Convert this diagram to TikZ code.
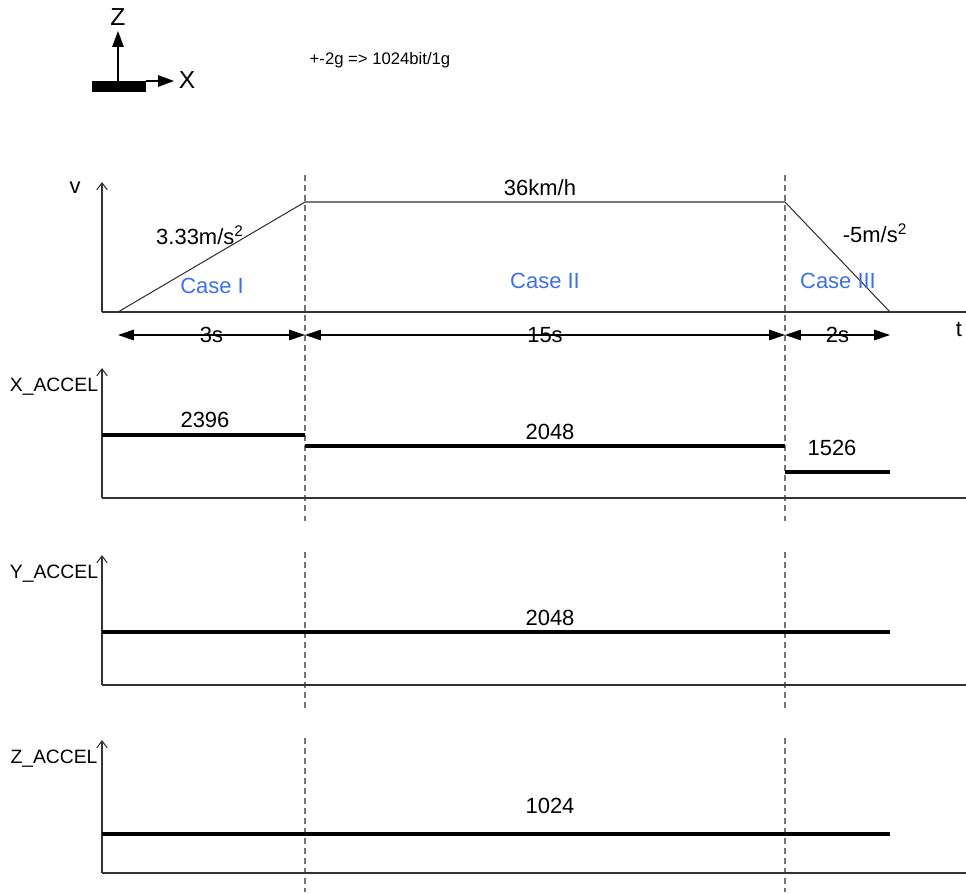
\documentclass[tikz,border=0pt]{standalone}
\usepackage{fontspec}
\setmainfont{Liberation Sans}
\usetikzlibrary{arrows.meta}
\definecolor{caseblue}{RGB}{61,112,235}
\newcommand{\axl}{102}
\newcommand{\tsa}{118}
\newcommand{\tsb}{305}
\newcommand{\tsc}{785}
\newcommand{\tsd}{890}
\newcommand{\axr}{966}
\newcommand{\dimy}{335}
\tikzset{
  lbl/.style={font=\fontsize{12.5}{14}\selectfont, inner sep=0pt},
  axlbl/.style={font=\fontsize{11}{13}\selectfont, inner sep=0pt},
  caselbl/.style={lbl, text=caseblue},
  axisline/.style={draw=black!80, line width=0.85pt},
  axisarrow/.style={axisline, -{Straight Barb[length=4pt,width=6pt,line width=0.6pt]}},
  levelline/.style={draw=black, line width=2.3pt},
  sepline/.style={draw=black!55, line width=0.6pt, dash pattern=on 3.4pt off 2.3pt},
  dimarrow/.style={draw=black, line width=0.6pt,
    {Triangle[length=9pt,width=6pt]}-{Triangle[length=9pt,width=6pt]}},
  iconarrow/.style={draw=black, line width=0.7pt, -{Triangle[length=9pt,width=6.5pt]}}
}
\begin{document}
\begin{tikzpicture}[x=0.02cm,y=-0.02cm]
  \useasboundingbox (0,0) rectangle (966,892);

  % orientation icon
  \fill (92,81) rectangle (146,92);
  \coordinate (org) at (118,81);
  \coordinate (orgx) at (146,81);
  \node[lbl, font=\fontsize{14}{16}\selectfont] (zname) at (118,17) {Z};
  \node[lbl, font=\fontsize{14}{16}\selectfont] (xname) at (187,80) {X};
  \draw[iconarrow] (org) -- (118,31);
  \draw[iconarrow] (orgx) -- (174,81);
  \node[font=\fontsize{9.5}{11}\selectfont, inner sep=0pt] (scale) at (380,60) {+-2g => 1024bit/1g};

  % separators
  \foreach \x in {\tsb,\tsc} {
    \draw[sepline] (\x,175) -- (\x,523);
    \draw[sepline] (\x,552) -- (\x,710);
    \draw[sepline] (\x,738) -- (\x,892);
  }

  % axes
  \foreach \name/\yb/\yt/\txt in {xa/498/368/X\_ACCEL,
      ya/685/555/Y\_ACCEL, za/873/740/Z\_ACCEL} {
    \coordinate (\name o) at (\axl,\yb);
    \coordinate (\name t) at (\axl,\yt);
    \coordinate (\name r) at (\axr,\yb);
    \draw[axisline] (\name o) -- (\name r);
    \draw[axisarrow] (\name o) -- (\name t);
    \node[axlbl] (\name lbl) at (54,\yt+19) {\txt};
  }
  \coordinate (vo) at (\axl,312);
  \coordinate (vt) at (\axl,182);
  \coordinate (vr) at (\axr,312);
  \draw[axisline] (vo) -- (vr);
  \draw[axisarrow] (vo) -- (vt);
  \node[lbl] (vlbl) at (75,188) {v};
  \node[lbl] (tlbl) at (959,329) {t};

  % speed profile
  \coordinate (p0) at (\tsa,312);
  \coordinate (p1) at (\tsb,202);
  \coordinate (p2) at (\tsc,202);
  \coordinate (p3) at (\tsd,312);
  \draw[draw=black!80, line width=0.6pt] (p0) -- (p1) -- (p2) -- (p3);
  \node[lbl] (vmax) at (540,188) {36km/h};
  \node[lbl] (acc) at (200,235) {3.33m/s\textsuperscript{2}};
  \node[lbl] (dec) at (875,233) {-5m/s\textsuperscript{2}};
  \node[caselbl] (case1) at (212,286) {Case I};
  \node[caselbl] (case2) at (545,281) {Case II};
  \node[caselbl] (case3) at (838,281) {Case III};

  % durations
  \coordinate (d0) at (\tsa,\dimy);
  \coordinate (d1) at (\tsb,\dimy);
  \coordinate (d2) at (\tsc,\dimy);
  \coordinate (d3) at (\tsd,\dimy);
  \draw[dimarrow] (d0) -- node[lbl] (dur1) {3s} (d1);
  \draw[dimarrow] (d1) -- node[lbl] (dur2) {15s} (d2);
  \draw[dimarrow] (d2) -- node[lbl] (dur3) {2s} (d3);

  % X_ACCEL
  \draw[levelline] (\axl,435) -- (\tsb,435);
  \draw[levelline] (\tsb,446) -- (\tsc,446);
  \draw[levelline] (\tsc,472) -- (\tsd,472);
  \node[lbl] (xv1) at (205,420) {2396};
  \node[lbl] (xv2) at (550,432) {2048};
  \node[lbl] (xv3) at (832,448) {1526};

  % Y_ACCEL
  \draw[levelline] (\axl,632) -- (\tsd,632);
  \node[lbl] (yv) at (550,618) {2048};

  % Z_ACCEL
  \draw[levelline] (\axl,834) -- (\tsd,834);
  \node[lbl] (zv) at (550,806) {1024};
\end{tikzpicture}
\end{document}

• _Work to be completed_
Print the data above verbatim from the first line through the line holding "inner sep=0pt] (scale)", leaving every picture out.

• _Task result_
Convert this diagram to TikZ code.
\documentclass[tikz,border=0pt]{standalone}
\usepackage{fontspec}
\setmainfont{Liberation Sans}
\usetikzlibrary{arrows.meta}
\definecolor{caseblue}{RGB}{61,112,235}
\newcommand{\axl}{102}
\newcommand{\tsa}{118}
\newcommand{\tsb}{305}
\newcommand{\tsc}{785}
\newcommand{\tsd}{890}
\newcommand{\axr}{966}
\newcommand{\dimy}{335}
\tikzset{
  lbl/.style={font=\fontsize{12.5}{14}\selectfont, inner sep=0pt},
  axlbl/.style={font=\fontsize{11}{13}\selectfont, inner sep=0pt},
  caselbl/.style={lbl, text=caseblue},
  axisline/.style={draw=black!80, line width=0.85pt},
  axisarrow/.style={axisline, -{Straight Barb[length=4pt,width=6pt,line width=0.6pt]}},
  levelline/.style={draw=black, line width=2.3pt},
  sepline/.style={draw=black!55, line width=0.6pt, dash pattern=on 3.4pt off 2.3pt},
  dimarrow/.style={draw=black, line width=0.6pt,
    {Triangle[length=9pt,width=6pt]}-{Triangle[length=9pt,width=6pt]}},
  iconarrow/.style={draw=black, line width=0.7pt, -{Triangle[length=9pt,width=6.5pt]}}
}
\begin{document}
\begin{tikzpicture}[x=0.02cm,y=-0.02cm]
  \useasboundingbox (0,0) rectangle (966,892);

  % orientation icon
  \fill (92,81) rectangle (146,92);
  \coordinate (org) at (118,81);
  \coordinate (orgx) at (146,81);
  \node[lbl, font=\fontsize{14}{16}\selectfont] (zname) at (118,17) {Z};
  \node[lbl, font=\fontsize{14}{16}\selectfont] (xname) at (187,80) {X};
  \draw[iconarrow] (org) -- (118,31);
  \draw[iconarrow] (orgx) -- (174,81);
  \node[font=\fontsize{9.5}{11}\selectfont, inner sep=0pt] (scale) at (380,60) {+-2g => 1024bit/1g};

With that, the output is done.